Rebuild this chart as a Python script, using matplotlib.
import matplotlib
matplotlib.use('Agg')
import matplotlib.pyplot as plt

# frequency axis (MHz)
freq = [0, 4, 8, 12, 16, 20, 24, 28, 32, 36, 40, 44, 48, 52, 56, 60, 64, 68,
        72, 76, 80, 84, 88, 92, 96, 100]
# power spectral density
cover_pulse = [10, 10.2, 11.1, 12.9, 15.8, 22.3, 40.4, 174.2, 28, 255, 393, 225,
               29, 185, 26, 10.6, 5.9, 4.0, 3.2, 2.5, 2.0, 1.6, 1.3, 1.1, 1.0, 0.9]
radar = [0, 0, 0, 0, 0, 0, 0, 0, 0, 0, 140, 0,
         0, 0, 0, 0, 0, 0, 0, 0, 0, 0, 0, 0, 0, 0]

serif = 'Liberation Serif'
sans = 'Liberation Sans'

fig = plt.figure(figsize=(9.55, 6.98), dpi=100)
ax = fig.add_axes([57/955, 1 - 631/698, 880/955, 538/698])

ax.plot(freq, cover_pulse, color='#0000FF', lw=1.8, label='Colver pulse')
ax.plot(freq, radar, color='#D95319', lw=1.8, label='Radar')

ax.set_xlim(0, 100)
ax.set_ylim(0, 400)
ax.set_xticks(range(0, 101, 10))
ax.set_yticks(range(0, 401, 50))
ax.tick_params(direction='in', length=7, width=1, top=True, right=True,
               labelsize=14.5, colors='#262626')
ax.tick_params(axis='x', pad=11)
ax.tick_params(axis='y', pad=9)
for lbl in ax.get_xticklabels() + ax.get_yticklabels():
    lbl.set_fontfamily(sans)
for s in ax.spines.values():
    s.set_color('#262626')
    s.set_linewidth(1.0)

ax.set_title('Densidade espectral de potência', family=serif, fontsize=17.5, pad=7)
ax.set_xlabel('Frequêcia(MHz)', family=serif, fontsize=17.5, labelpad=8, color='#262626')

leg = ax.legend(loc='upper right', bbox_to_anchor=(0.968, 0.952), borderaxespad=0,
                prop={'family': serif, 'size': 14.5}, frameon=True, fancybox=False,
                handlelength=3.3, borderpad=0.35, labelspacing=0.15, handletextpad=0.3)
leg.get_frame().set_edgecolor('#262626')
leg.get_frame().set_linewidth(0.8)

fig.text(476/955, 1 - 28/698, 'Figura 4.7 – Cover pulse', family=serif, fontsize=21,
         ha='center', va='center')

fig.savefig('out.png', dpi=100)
================
» DIRECTIONS FOR THIS TASK: All of the material above needs to be retyped word for word.

» THE RESPONSE:
Rebuild this chart as a Python script, using matplotlib.
import matplotlib
matplotlib.use('Agg')
import matplotlib.pyplot as plt

# frequency axis (MHz)
freq = [0, 4, 8, 12, 16, 20, 24, 28, 32, 36, 40, 44, 48, 52, 56, 60, 64, 68,
        72, 76, 80, 84, 88, 92, 96, 100]
# power spectral density
cover_pulse = [10, 10.2, 11.1, 12.9, 15.8, 22.3, 40.4, 174.2, 28, 255, 393, 225,
               29, 185, 26, 10.6, 5.9, 4.0, 3.2, 2.5, 2.0, 1.6, 1.3, 1.1, 1.0, 0.9]
radar = [0, 0, 0, 0, 0, 0, 0, 0, 0, 0, 140, 0,
         0, 0, 0, 0, 0, 0, 0, 0, 0, 0, 0, 0, 0, 0]

serif = 'Liberation Serif'
sans = 'Liberation Sans'

fig = plt.figure(figsize=(9.55, 6.98), dpi=100)
ax = fig.add_axes([57/955, 1 - 631/698, 880/955, 538/698])

ax.plot(freq, cover_pulse, color='#0000FF', lw=1.8, label='Colver pulse')
ax.plot(freq, radar, color='#D95319', lw=1.8, label='Radar')

ax.set_xlim(0, 100)
ax.set_ylim(0, 400)
ax.set_xticks(range(0, 101, 10))
ax.set_yticks(range(0, 401, 50))
ax.tick_params(direction='in', length=7, width=1, top=True, right=True,
               labelsize=14.5, colors='#262626')
ax.tick_params(axis='x', pad=11)
ax.tick_params(axis='y', pad=9)
for lbl in ax.get_xticklabels() + ax.get_yticklabels():
    lbl.set_fontfamily(sans)
for s in ax.spines.values():
    s.set_color('#262626')
    s.set_linewidth(1.0)

ax.set_title('Densidade espectral de potência', family=serif, fontsize=17.5, pad=7)
ax.set_xlabel('Frequêcia(MHz)', family=serif, fontsize=17.5, labelpad=8, color='#262626')

leg = ax.legend(loc='upper right', bbox_to_anchor=(0.968, 0.952), borderaxespad=0,
                prop={'family': serif, 'size': 14.5}, frameon=True, fancybox=False,
                handlelength=3.3, borderpad=0.35, labelspacing=0.15, handletextpad=0.3)
leg.get_frame().set_edgecolor('#262626')
leg.get_frame().set_linewidth(0.8)

fig.text(476/955, 1 - 28/698, 'Figura 4.7 – Cover pulse', family=serif, fontsize=21,
         ha='center', va='center')

fig.savefig('out.png', dpi=100)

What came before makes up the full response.